+++ RECORDED INFORMATION
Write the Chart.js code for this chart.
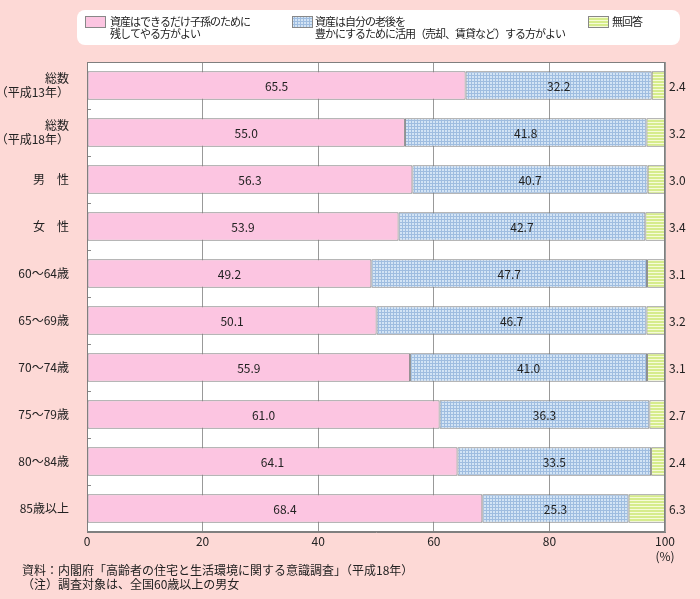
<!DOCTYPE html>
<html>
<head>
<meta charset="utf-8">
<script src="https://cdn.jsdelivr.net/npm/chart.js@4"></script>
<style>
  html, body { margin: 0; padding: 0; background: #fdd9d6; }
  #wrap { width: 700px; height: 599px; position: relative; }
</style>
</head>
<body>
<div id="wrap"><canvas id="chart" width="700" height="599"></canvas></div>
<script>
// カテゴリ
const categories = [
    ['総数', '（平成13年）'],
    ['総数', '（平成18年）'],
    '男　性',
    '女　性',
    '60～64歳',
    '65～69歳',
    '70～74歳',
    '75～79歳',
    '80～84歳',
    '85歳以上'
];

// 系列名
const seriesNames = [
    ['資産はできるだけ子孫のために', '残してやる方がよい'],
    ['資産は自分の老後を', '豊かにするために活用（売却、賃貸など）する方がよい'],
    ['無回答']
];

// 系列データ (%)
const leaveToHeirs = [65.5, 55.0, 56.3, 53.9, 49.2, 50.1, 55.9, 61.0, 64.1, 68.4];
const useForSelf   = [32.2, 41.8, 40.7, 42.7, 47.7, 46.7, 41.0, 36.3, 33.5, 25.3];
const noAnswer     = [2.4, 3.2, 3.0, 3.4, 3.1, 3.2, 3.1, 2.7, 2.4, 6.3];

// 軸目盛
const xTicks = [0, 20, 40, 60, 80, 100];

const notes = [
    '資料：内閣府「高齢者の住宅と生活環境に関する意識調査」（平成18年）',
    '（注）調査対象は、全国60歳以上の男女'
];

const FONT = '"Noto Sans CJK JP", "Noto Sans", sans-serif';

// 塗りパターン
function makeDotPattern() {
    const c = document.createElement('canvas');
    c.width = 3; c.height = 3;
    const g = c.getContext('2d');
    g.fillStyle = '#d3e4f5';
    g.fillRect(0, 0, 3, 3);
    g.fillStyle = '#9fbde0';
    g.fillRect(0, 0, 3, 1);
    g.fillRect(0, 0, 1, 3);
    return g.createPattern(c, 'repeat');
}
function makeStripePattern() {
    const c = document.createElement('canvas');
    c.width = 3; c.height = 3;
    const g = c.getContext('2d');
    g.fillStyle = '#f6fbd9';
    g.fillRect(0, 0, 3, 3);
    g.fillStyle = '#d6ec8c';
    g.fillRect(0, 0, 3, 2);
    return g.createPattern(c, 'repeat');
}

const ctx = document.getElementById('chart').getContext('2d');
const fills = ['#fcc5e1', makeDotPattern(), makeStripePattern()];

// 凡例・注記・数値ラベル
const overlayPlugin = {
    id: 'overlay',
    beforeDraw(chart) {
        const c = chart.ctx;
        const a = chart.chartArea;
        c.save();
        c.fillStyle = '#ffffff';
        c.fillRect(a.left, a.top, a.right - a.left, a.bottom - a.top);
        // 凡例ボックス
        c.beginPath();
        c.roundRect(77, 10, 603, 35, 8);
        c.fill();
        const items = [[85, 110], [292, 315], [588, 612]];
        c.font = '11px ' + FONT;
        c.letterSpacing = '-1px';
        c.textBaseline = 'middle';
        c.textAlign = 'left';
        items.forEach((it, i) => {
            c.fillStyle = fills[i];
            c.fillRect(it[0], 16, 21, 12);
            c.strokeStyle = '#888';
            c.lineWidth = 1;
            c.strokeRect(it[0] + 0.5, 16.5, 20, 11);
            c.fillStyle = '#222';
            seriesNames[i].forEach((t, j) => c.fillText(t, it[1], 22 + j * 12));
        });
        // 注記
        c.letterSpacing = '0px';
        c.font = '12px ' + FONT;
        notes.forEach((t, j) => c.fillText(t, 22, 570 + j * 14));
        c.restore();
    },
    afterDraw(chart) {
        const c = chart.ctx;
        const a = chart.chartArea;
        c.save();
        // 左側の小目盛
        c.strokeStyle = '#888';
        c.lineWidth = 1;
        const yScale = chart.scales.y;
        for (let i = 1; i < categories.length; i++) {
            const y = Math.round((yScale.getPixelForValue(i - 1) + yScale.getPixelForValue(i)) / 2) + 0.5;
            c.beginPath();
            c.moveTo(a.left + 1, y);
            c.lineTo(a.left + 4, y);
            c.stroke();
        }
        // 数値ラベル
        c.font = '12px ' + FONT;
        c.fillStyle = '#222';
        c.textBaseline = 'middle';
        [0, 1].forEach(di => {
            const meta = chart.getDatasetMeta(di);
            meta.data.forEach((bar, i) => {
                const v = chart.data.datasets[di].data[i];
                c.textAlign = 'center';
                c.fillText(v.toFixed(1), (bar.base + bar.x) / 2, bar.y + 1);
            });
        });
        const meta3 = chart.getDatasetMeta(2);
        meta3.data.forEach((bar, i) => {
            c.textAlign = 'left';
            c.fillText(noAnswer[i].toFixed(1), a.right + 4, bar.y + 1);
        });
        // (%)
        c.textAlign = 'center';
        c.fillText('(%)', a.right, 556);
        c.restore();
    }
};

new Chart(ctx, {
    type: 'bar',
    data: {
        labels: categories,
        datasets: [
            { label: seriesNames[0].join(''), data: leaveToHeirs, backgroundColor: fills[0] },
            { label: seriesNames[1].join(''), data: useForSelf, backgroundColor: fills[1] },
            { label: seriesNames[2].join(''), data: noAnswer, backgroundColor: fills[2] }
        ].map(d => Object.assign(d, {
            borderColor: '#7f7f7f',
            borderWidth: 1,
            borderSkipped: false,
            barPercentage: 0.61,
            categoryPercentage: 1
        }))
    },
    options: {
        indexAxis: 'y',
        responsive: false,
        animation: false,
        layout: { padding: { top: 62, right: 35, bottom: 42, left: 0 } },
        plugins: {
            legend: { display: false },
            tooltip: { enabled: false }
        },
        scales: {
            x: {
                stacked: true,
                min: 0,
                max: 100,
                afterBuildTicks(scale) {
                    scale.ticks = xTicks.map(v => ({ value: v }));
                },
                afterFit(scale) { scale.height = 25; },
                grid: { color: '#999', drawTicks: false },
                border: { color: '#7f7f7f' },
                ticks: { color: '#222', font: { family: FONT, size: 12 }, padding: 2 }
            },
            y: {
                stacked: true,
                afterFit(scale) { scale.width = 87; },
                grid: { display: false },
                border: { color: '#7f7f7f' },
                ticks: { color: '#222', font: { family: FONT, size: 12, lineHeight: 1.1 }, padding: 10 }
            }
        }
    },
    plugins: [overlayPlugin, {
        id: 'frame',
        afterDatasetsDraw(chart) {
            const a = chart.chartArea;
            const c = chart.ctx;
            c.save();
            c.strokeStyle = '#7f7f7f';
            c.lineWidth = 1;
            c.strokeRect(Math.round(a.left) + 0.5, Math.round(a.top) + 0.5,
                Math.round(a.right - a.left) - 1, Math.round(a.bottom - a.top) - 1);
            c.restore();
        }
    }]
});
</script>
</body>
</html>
++++++
+++ RECORDED INFORMATION
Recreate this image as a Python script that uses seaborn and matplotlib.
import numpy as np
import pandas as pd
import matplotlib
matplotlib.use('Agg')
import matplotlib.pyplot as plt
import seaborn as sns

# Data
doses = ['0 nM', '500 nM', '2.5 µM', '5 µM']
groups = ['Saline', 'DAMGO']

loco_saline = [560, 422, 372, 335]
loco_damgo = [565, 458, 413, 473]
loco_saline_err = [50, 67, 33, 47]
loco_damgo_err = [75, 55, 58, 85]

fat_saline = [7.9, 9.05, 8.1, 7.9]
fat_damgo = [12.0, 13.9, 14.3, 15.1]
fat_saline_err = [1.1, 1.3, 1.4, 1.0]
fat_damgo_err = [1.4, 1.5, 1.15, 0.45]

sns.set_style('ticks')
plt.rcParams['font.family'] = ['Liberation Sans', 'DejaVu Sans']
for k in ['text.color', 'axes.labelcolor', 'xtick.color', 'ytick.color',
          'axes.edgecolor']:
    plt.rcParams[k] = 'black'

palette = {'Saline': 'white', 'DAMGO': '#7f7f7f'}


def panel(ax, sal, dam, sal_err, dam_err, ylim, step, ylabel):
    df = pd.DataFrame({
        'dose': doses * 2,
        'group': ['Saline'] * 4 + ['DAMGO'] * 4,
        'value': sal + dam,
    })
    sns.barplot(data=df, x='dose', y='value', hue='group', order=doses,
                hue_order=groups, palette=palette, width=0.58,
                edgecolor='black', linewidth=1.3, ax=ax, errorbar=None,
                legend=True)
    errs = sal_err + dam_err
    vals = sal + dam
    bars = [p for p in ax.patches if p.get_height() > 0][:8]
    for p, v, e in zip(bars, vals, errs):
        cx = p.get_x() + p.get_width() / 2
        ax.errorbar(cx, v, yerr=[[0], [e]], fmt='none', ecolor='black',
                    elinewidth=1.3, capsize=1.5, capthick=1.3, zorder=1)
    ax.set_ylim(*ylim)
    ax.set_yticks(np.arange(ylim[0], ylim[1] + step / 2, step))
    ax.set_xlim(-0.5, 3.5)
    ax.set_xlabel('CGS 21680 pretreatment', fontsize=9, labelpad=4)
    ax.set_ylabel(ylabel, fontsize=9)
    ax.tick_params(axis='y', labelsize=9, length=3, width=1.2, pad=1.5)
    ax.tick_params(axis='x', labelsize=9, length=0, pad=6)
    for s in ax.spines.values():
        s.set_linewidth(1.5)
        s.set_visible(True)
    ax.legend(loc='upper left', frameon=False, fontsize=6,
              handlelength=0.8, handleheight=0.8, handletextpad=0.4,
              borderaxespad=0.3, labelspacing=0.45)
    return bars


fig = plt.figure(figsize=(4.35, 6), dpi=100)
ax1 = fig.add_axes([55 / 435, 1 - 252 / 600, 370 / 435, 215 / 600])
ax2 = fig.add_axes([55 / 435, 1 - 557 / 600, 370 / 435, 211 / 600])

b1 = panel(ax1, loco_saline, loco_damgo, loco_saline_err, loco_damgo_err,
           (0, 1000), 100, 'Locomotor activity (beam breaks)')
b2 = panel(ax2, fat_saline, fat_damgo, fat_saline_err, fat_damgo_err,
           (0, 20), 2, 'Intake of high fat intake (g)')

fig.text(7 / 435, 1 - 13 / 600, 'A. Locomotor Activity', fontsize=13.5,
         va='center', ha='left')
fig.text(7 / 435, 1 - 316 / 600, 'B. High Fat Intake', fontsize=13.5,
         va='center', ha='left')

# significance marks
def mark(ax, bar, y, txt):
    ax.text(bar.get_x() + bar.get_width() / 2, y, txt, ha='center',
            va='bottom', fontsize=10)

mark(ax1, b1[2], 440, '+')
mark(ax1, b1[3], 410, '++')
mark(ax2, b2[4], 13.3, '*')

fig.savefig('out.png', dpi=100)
++++++
From the line that contains "Recreate this image" through the line that contains "groups = ['Saline', 'DAMGO']", reproduce every line exactly, both end lines included.

* SOLUTION TO THIS TASK
Recreate this image as a Python script that uses seaborn and matplotlib.
import numpy as np
import pandas as pd
import matplotlib
matplotlib.use('Agg')
import matplotlib.pyplot as plt
import seaborn as sns

# Data
doses = ['0 nM', '500 nM', '2.5 µM', '5 µM']
groups = ['Saline', 'DAMGO']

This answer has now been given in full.